* START INPUT RECORDS *

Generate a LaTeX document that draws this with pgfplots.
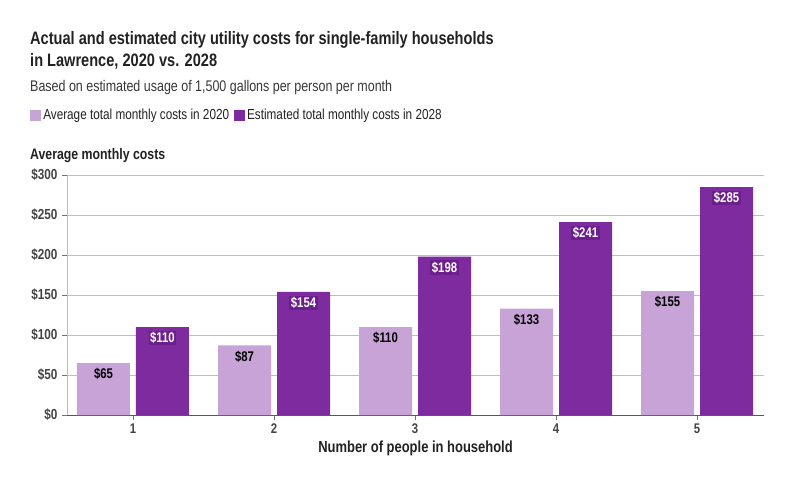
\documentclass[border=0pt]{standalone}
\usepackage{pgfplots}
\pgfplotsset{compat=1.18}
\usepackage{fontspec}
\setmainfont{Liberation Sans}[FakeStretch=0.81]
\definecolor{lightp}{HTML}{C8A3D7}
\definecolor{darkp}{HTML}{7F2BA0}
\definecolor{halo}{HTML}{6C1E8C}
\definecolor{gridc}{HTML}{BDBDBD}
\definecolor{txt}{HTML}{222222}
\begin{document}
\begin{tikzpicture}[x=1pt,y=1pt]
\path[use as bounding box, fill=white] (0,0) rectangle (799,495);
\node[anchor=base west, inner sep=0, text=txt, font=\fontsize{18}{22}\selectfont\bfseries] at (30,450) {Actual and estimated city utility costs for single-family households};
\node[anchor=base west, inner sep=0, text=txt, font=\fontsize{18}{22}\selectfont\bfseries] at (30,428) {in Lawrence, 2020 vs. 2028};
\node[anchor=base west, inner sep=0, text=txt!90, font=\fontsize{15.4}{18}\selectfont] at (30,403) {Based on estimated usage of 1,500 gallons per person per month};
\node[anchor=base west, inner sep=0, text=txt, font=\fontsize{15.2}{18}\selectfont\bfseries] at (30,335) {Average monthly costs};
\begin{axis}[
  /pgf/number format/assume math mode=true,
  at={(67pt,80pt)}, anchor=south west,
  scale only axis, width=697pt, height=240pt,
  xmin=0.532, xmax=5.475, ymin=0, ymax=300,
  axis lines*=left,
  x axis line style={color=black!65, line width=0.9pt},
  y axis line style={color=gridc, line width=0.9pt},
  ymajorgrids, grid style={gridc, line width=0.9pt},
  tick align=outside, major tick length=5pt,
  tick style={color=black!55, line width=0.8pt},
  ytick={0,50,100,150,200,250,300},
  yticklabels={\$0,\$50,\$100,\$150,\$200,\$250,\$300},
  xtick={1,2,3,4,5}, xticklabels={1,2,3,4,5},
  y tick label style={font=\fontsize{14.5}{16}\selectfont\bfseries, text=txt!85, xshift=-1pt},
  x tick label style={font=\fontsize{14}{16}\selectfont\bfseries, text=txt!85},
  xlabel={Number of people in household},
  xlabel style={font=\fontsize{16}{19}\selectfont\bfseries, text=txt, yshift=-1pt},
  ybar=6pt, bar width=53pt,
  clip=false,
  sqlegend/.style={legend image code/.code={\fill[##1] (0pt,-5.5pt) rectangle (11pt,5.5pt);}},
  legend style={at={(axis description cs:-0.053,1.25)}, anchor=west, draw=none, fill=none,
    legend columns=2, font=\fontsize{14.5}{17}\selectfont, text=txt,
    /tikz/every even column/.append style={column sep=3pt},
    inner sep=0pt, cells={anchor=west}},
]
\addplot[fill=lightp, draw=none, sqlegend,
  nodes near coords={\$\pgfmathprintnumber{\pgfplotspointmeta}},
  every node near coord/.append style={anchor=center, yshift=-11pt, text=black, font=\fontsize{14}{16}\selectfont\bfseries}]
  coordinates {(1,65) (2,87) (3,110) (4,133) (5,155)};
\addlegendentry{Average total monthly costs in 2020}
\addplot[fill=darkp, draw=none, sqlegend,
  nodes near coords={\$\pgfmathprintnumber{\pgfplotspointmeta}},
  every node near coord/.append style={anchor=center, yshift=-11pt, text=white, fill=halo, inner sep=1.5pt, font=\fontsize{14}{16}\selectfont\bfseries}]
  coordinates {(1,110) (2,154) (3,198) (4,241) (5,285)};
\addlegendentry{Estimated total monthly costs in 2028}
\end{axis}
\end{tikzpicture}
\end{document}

* END INPUT RECORDS *
* START INPUT RECORDS *

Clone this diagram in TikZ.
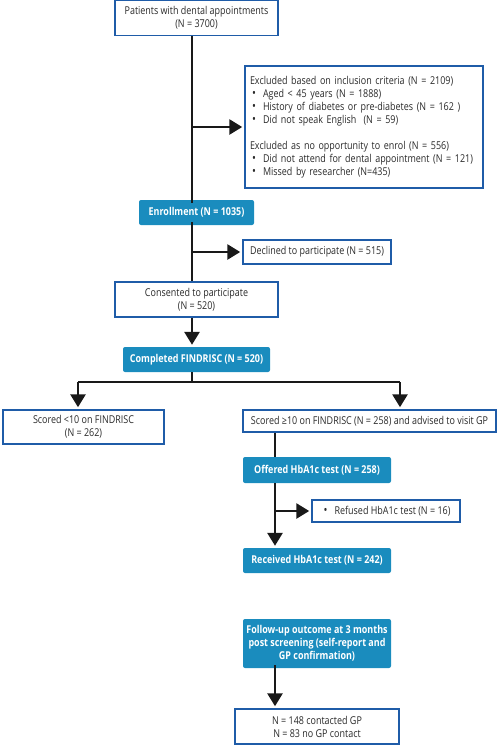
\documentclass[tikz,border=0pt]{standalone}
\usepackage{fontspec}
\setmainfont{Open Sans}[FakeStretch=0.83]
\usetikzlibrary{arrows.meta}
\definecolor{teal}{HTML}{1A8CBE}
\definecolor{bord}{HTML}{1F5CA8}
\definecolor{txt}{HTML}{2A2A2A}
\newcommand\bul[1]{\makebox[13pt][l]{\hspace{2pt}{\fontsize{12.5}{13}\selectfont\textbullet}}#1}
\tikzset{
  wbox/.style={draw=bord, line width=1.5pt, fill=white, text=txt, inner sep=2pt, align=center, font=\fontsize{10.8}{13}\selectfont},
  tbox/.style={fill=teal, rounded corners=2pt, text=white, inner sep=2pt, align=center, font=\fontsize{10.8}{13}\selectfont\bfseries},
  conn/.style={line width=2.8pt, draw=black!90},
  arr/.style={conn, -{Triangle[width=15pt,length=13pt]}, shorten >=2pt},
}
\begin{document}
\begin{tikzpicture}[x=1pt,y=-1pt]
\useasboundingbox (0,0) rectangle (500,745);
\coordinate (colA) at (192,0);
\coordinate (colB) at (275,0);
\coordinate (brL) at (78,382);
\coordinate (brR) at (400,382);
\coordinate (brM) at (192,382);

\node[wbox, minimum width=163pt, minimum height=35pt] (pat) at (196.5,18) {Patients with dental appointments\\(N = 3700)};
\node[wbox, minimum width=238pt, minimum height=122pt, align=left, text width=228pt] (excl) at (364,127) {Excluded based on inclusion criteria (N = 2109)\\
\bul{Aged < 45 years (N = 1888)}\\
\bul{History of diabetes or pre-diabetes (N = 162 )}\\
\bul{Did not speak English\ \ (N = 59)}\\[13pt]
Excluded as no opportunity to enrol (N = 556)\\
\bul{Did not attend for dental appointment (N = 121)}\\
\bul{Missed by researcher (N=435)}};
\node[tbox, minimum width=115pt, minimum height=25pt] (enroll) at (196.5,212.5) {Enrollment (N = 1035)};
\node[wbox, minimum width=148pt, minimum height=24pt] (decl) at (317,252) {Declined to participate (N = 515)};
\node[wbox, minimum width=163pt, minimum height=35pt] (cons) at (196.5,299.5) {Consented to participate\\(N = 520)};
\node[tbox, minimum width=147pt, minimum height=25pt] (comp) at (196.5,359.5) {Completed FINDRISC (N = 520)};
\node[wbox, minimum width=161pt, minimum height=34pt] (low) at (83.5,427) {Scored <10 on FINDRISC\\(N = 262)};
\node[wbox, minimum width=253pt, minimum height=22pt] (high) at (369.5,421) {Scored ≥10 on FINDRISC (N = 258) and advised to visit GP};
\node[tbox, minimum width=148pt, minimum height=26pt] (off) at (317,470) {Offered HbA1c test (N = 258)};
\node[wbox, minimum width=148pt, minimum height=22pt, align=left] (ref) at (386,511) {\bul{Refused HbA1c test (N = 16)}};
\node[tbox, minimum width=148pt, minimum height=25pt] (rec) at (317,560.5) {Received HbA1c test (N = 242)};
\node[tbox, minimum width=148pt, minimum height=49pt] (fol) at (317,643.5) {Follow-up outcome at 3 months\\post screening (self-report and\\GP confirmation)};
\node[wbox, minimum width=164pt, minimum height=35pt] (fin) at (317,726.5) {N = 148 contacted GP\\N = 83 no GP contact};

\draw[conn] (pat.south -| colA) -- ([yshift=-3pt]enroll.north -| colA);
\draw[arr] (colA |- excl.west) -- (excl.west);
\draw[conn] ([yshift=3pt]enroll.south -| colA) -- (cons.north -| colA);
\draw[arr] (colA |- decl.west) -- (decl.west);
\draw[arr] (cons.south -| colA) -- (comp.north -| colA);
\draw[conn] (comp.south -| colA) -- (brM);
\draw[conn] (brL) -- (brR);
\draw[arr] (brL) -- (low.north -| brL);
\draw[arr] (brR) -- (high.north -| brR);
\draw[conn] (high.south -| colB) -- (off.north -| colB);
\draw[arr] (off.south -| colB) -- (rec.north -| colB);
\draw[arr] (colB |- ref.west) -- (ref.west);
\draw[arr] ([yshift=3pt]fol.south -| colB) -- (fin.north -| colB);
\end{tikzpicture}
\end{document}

* END INPUT RECORDS *

== TASK BRIEF ==
Reproduce every line of the listing above in which the string "with" appears.

== RIGHT ANSWER ==
Generate a LaTeX document that draws this with pgfplots.
\node[wbox, minimum width=163pt, minimum height=35pt] (pat) at (196.5,18) {Patients with dental appointments\\(N = 3700)};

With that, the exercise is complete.